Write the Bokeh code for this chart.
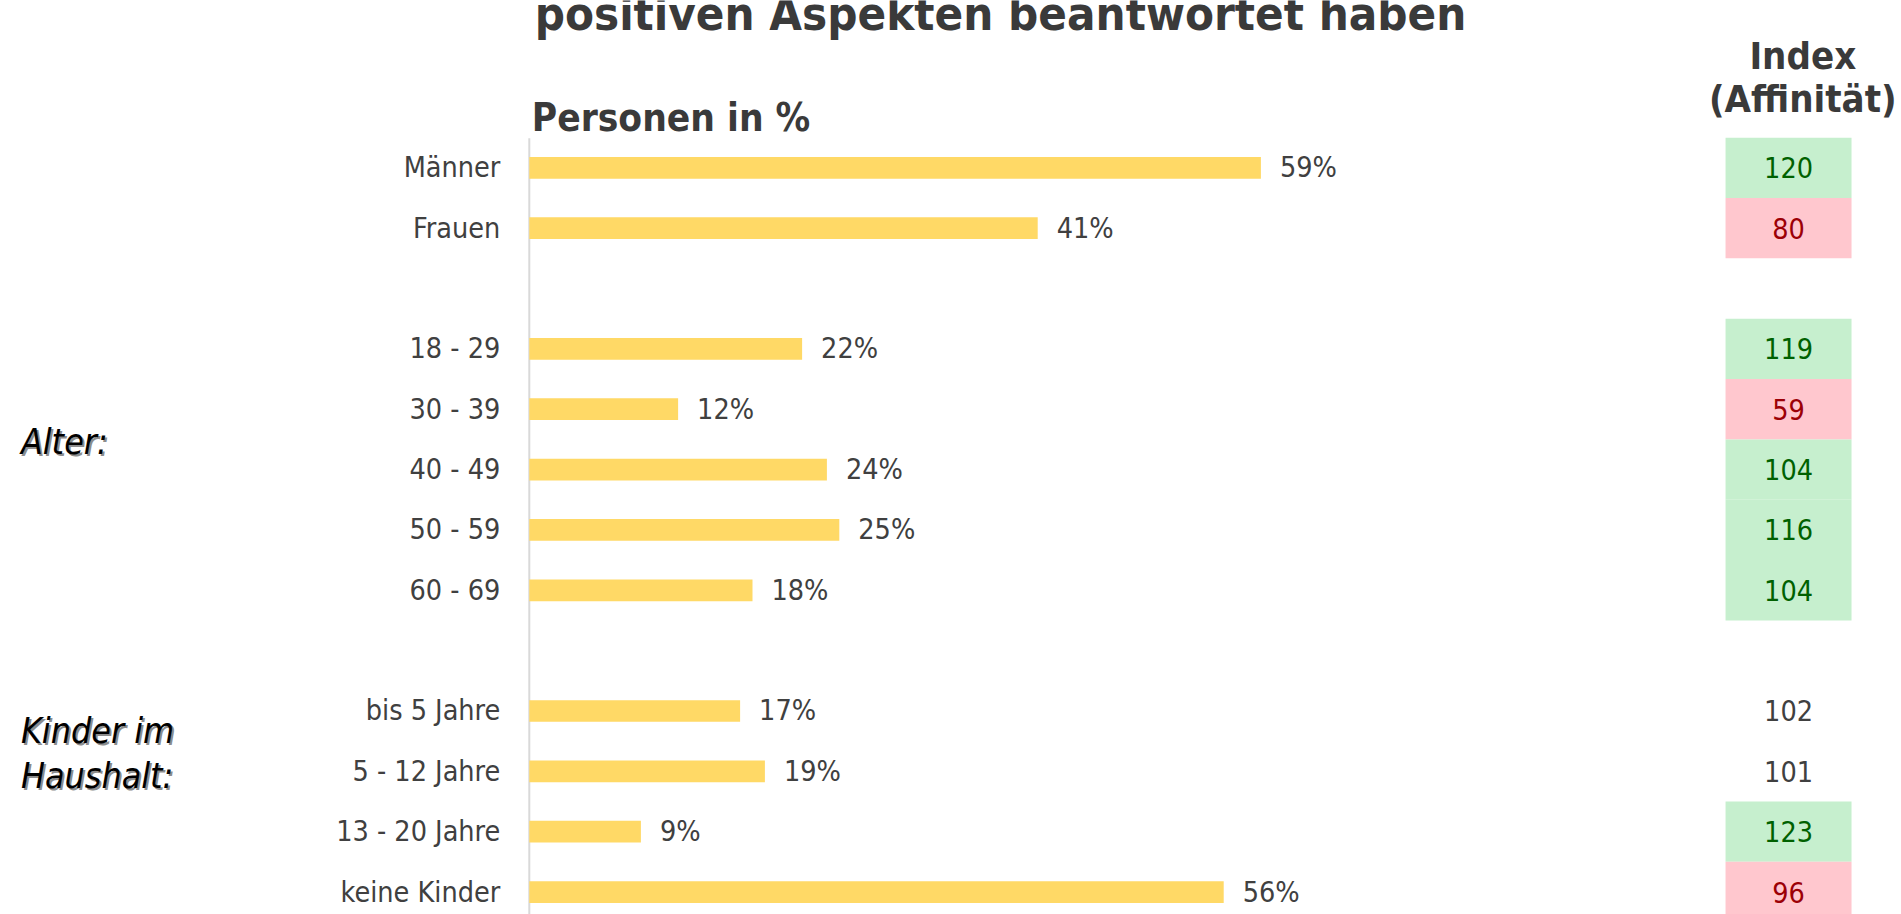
from bokeh.plotting import figure
from bokeh.models import Range1d, ColumnDataSource
from bokeh.core.properties import value
from bokeh.embed import file_html
from bokeh.resources import INLINE

# ---------------- data ----------------
categories = ["Männer", "Frauen",
              "18 - 29", "30 - 39", "40 - 49", "50 - 59", "60 - 69",
              "bis 5 Jahre", "5 - 12 Jahre", "13 - 20 Jahre", "keine Kinder"]
group_of = [0, 0, 1, 1, 1, 1, 1, 2, 2, 2, 2]
shares = [59, 41, 22, 12, 24, 25, 18, 17, 19, 9, 56]
index_values = [120, 80, 119, 59, 104, 116, 104, 102, 101, 123, 96]
index_status = ["hoch", "niedrig", "hoch", "niedrig", "hoch", "hoch", "hoch",
                "neutral", "neutral", "hoch", "niedrig"]
group_labels = ["Alter:", "Kinder im", "Haushalt:"]
title_text = "positiven Aspekten beantwortet haben"
subtitle_text = "Personen in %"
index_header = ["Index", "(Affinität)"]

# ---------------- styling ----------------
FONT = "'DejaVu Sans Condensed', 'DejaVu Sans', sans-serif"
TXT = "#404040"
HEAD = "#3a3a3a"
BAR = "#FFD966"
BG = {"hoch": "#C6EFCE", "niedrig": "#FFC7CE", "neutral": None}
FG = {"hoch": "#006100", "niedrig": "#9C0006", "neutral": TXT}
LBL_SIZE = "28.5px"

# one empty row between groups
rows = [i + g for i, g in enumerate(group_of)]

src = ColumnDataSource(dict(
    row=rows, cat=categories, share=shares,
    share_lbl=[f"{v}%" for v in shares],
    idx=[str(v) for v in index_values],
    fg=[FG[s] for s in index_status],
))
box_rows = [r for r, s in zip(rows, index_status) if BG[s]]
box_cols = [BG[s] for s in index_status if BG[s]]
box_src = ColumnDataSource(dict(row=box_rows, bg=box_cols))

INDEX_X = 101.55
INDEX_W = 10.16

p = figure(width=1901, height=914,
           x_range=Range1d(-42.645, 110.66), y_range=Range1d(12.372, -2.7726),
           x_axis_location=None, y_axis_location=None,
           output_backend="svg", toolbar_location=None, min_border=0)
p.grid.visible = False
p.outline_line_color = None
p.background_fill_color = "white"
p.border_fill_color = "white"

# vertical axis line
p.segment(x0=[0], y0=[-0.49], x1=[0], y1=[13], line_color="#D9D9D9", line_width=2)

# bars
p.hbar(y="row", left=0, right="share", height=0.36, source=src,
       fill_color=BAR, line_color=None)

# category labels
p.text(x=0, y="row", text="cat", source=src, x_offset=-29,
       text_align="right", text_baseline="middle",
       text_font=value(FONT), text_font_size=LBL_SIZE, text_color=TXT)

# value labels
p.text(x="share", y="row", text="share_lbl", source=src, x_offset=19,
       text_align="left", text_baseline="middle",
       text_font=value(FONT), text_font_size=LBL_SIZE, text_color=TXT)

# index cells
p.rect(x=INDEX_X, y="row", width=INDEX_W, height=1.0, source=box_src,
       fill_color="bg", line_color=None)
p.text(x=INDEX_X, y="row", text="idx", source=src,
       text_align="center", text_baseline="middle", text_color="fg",
       text_font=value(FONT), text_font_size=LBL_SIZE)

# titles
p.text(x=[38.0], y=[-2.563], text=[title_text], text_align="center",
       text_baseline="alphabetic", text_font=value(FONT), text_font_style="bold",
       text_font_size="47px", text_color=HEAD)
p.text(x=[0.2], y=[-0.829], text=[subtitle_text], text_align="left",
       text_baseline="alphabetic", text_font=value(FONT), text_font_style="bold",
       text_font_size="38.5px", text_color=HEAD)
p.text(x=[102.7, 102.7], y=[-1.86, -1.14], text=index_header, text_align="center",
       text_baseline="alphabetic", text_font=value(FONT), text_font_style="bold",
       text_font_size="38px", text_color=HEAD)

# group labels with soft shadow
gx = [-41.0, -41.0, -41.0]
gy = [4.534, 9.32, 10.07]
p.text(x=gx, y=gy, text=group_labels, x_offset=2, y_offset=2,
       text_align="left", text_baseline="alphabetic",
       text_font=value(FONT), text_font_style="italic", text_font_size="35.5px",
       text_color="#6e6e6e", text_alpha=0.8)
p.text(x=gx, y=gy, text=group_labels,
       text_align="left", text_baseline="alphabetic",
       text_font=value(FONT), text_font_style="italic", text_font_size="35.5px",
       text_color="#000000")

open("out.html", "w").write(file_html(p, INLINE))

| OBJECTIVE |
Without the pictures, repeat the listing above exactly.

| RESPONSE FOR THIS EXERCISE |
Write the Bokeh code for this chart.
from bokeh.plotting import figure
from bokeh.models import Range1d, ColumnDataSource
from bokeh.core.properties import value
from bokeh.embed import file_html
from bokeh.resources import INLINE

# ---------------- data ----------------
categories = ["Männer", "Frauen",
              "18 - 29", "30 - 39", "40 - 49", "50 - 59", "60 - 69",
              "bis 5 Jahre", "5 - 12 Jahre", "13 - 20 Jahre", "keine Kinder"]
group_of = [0, 0, 1, 1, 1, 1, 1, 2, 2, 2, 2]
shares = [59, 41, 22, 12, 24, 25, 18, 17, 19, 9, 56]
index_values = [120, 80, 119, 59, 104, 116, 104, 102, 101, 123, 96]
index_status = ["hoch", "niedrig", "hoch", "niedrig", "hoch", "hoch", "hoch",
                "neutral", "neutral", "hoch", "niedrig"]
group_labels = ["Alter:", "Kinder im", "Haushalt:"]
title_text = "positiven Aspekten beantwortet haben"
subtitle_text = "Personen in %"
index_header = ["Index", "(Affinität)"]

# ---------------- styling ----------------
FONT = "'DejaVu Sans Condensed', 'DejaVu Sans', sans-serif"
TXT = "#404040"
HEAD = "#3a3a3a"
BAR = "#FFD966"
BG = {"hoch": "#C6EFCE", "niedrig": "#FFC7CE", "neutral": None}
FG = {"hoch": "#006100", "niedrig": "#9C0006", "neutral": TXT}
LBL_SIZE = "28.5px"

# one empty row between groups
rows = [i + g for i, g in enumerate(group_of)]

src = ColumnDataSource(dict(
    row=rows, cat=categories, share=shares,
    share_lbl=[f"{v}%" for v in shares],
    idx=[str(v) for v in index_values],
    fg=[FG[s] for s in index_status],
))
box_rows = [r for r, s in zip(rows, index_status) if BG[s]]
box_cols = [BG[s] for s in index_status if BG[s]]
box_src = ColumnDataSource(dict(row=box_rows, bg=box_cols))

INDEX_X = 101.55
INDEX_W = 10.16

p = figure(width=1901, height=914,
           x_range=Range1d(-42.645, 110.66), y_range=Range1d(12.372, -2.7726),
           x_axis_location=None, y_axis_location=None,
           output_backend="svg", toolbar_location=None, min_border=0)
p.grid.visible = False
p.outline_line_color = None
p.background_fill_color = "white"
p.border_fill_color = "white"

# vertical axis line
p.segment(x0=[0], y0=[-0.49], x1=[0], y1=[13], line_color="#D9D9D9", line_width=2)

# bars
p.hbar(y="row", left=0, right="share", height=0.36, source=src,
       fill_color=BAR, line_color=None)

# category labels
p.text(x=0, y="row", text="cat", source=src, x_offset=-29,
       text_align="right", text_baseline="middle",
       text_font=value(FONT), text_font_size=LBL_SIZE, text_color=TXT)

# value labels
p.text(x="share", y="row", text="share_lbl", source=src, x_offset=19,
       text_align="left", text_baseline="middle",
       text_font=value(FONT), text_font_size=LBL_SIZE, text_color=TXT)

# index cells
p.rect(x=INDEX_X, y="row", width=INDEX_W, height=1.0, source=box_src,
       fill_color="bg", line_color=None)
p.text(x=INDEX_X, y="row", text="idx", source=src,
       text_align="center", text_baseline="middle", text_color="fg",
       text_font=value(FONT), text_font_size=LBL_SIZE)

# titles
p.text(x=[38.0], y=[-2.563], text=[title_text], text_align="center",
       text_baseline="alphabetic", text_font=value(FONT), text_font_style="bold",
       text_font_size="47px", text_color=HEAD)
p.text(x=[0.2], y=[-0.829], text=[subtitle_text], text_align="left",
       text_baseline="alphabetic", text_font=value(FONT), text_font_style="bold",
       text_font_size="38.5px", text_color=HEAD)
p.text(x=[102.7, 102.7], y=[-1.86, -1.14], text=index_header, text_align="center",
       text_baseline="alphabetic", text_font=value(FONT), text_font_style="bold",
       text_font_size="38px", text_color=HEAD)

# group labels with soft shadow
gx = [-41.0, -41.0, -41.0]
gy = [4.534, 9.32, 10.07]
p.text(x=gx, y=gy, text=group_labels, x_offset=2, y_offset=2,
       text_align="left", text_baseline="alphabetic",
       text_font=value(FONT), text_font_style="italic", text_font_size="35.5px",
       text_color="#6e6e6e", text_alpha=0.8)
p.text(x=gx, y=gy, text=group_labels,
       text_align="left", text_baseline="alphabetic",
       text_font=value(FONT), text_font_style="italic", text_font_size="35.5px",
       text_color="#000000")

open("out.html", "w").write(file_html(p, INLINE))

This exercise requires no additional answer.